Brei’s point, though quantitatively unsubstantiated, makes a lot of sense. Consider that in today’s job market there’s a recruiting feeding frenzy–a shortage of talent and a great demand–for contemporary technologies like Java, XML, and Oracle, while the unemployment rate for over-fifty ITers is, by some accounts, as high as 17%. The popular view is that older ITers lack the skills necessary to make them competitive in today’s organizations. But the truth, according to Brei, is that technology is changing so quickly everyone’s skills are in jeopardy of going the way of the dodo at some point–sooner, not later–in their careers.
“Continuous training is one solution,” Katson’s Jdmmer says, “if you like the idea of chasing your tail. But wouldn’t it be more productive to have people working on solutions rather than having them offsite learning a new technology that may be stale before their expense report is approved?
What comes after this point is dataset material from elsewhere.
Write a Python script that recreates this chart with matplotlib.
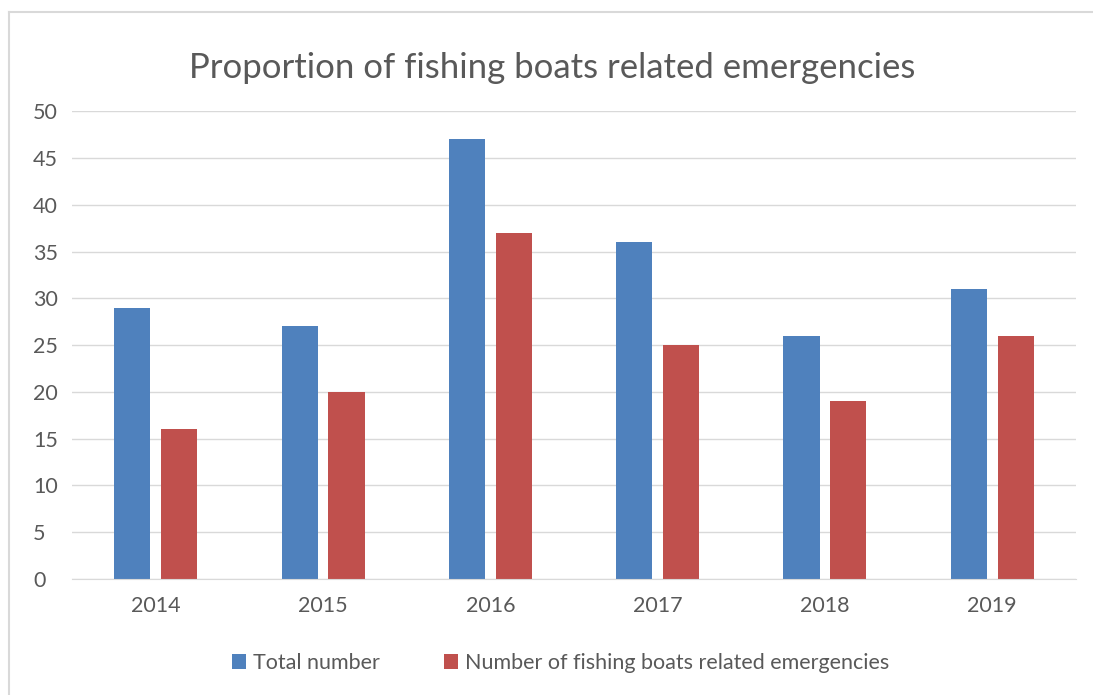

In less than a decade, we’ve gone through C, C++, and Java. And Microsoft’s latest introduction, C#, claims to trump all that came before it. When will it end?”
To put things in perspective, what veteran audiophile hasn’t spent more time converting his “Grateful Dead” vinyl to reel-to-reel, then to 8-track tape, then to cassettes, then to DAT, to CD, to Minidisks, to MP3s–than actually enjoying the music?
Some technologies will, by market forces, constantly change (if you bought a Betamax or have invested in a Kodak disk camera and can’t even get a bid to cover postage for them on eBay, raise your hand). Some things by necessity will change. For example, in retrospect, nicotine-enhanced candy cigarettes and jujubes with fluoride were bad ideas. Still, many things change merely for the sake of change. What, for instance, was so wrong with COBOL that a few releases (OK, several releases) couldn’t keep it competitive with Java?
Well, maybe we don’t want to regress back to the days when COBOL was the latest and greatest, but neither do we want to necessarily embrace every new language that comes along…unless, of course, you like recursion. Unless, of course, you like recursion. Unless, of course, you like recursion.
CIO to Project Manager: |
CIO: You told me this technology would outlast the corporation. Project Manager: Well, the company’s fiscal condition didn’t look so good back then. |
No one is saying XML is a bad language (no one except those developers working on XML++), but why can’t we just settle on one language and build on it? Think about that for a minute–a unilanguage that runs on any platform and any network. One language that CS students could learn and veterans could refine to do anything. No more misspent hours pursuing the latest technology and perhaps even betting the farm on one destined for obsolescence (anyone running CP/M these days?).
Such a language would have a relatively simple, yet powerful, function set and self-documenting syntax. Consider the following code segment written in the proposed Visual Esperanto++ (RFC 66739), which can run as seamlessly on a mainframe as it can on a Win98 (oops, make that NT, no, make that W2K, wait, this just in, make that WinMe) workstation; 100% portable whether it’s downloaded to Netscape 7.3 (build 8.047) for the Nintendo Gameboy or Internet Explorer 7.1 for your universal TV remote control.
Intern to Team Leader: |
Intern: Why are we converting this app to Java? Team Leader: I don’t know. Intern: Didn’t you just spend six months converting it from Visual Basic to C++? Team Leader: I guess. Intern: What sense does that make, then? Where’s the ROI? Team Leader: I dunno. Intern: Hey, Tom, sorry to ask so many questions. Team Leader: That’s OK, Diane, how’re you supposed to learn how software is developed if you don’t ask questions? |
Of course, some of the actual implementation of the functions will have to be fleshed-out, but you get the idea. One language for all of IT–for all time.
Can you see the possibilities? More time coding; less time porting and scaling. More development. Less impediment. Progress, not “quiesce.” In short, a lot more available time for important things, such as your company’s name-the-new-mission-statement contest.
It’ll take a lot of work to get there. And cooperation. Vendors will have to learn to get along–there can be no proprietary “extensions” that lend themselves to offshoot languages. But the payoff to such a revolutionary effort would be significant; imagine no staffing shortages. Developers, like fine wine, would get better, not just older, with age. And projects would be complete before before they’re obsolete. What a wonderful world it could be. //
End Note: Microsoft Notepad was used in the development of this column because it still works just fine!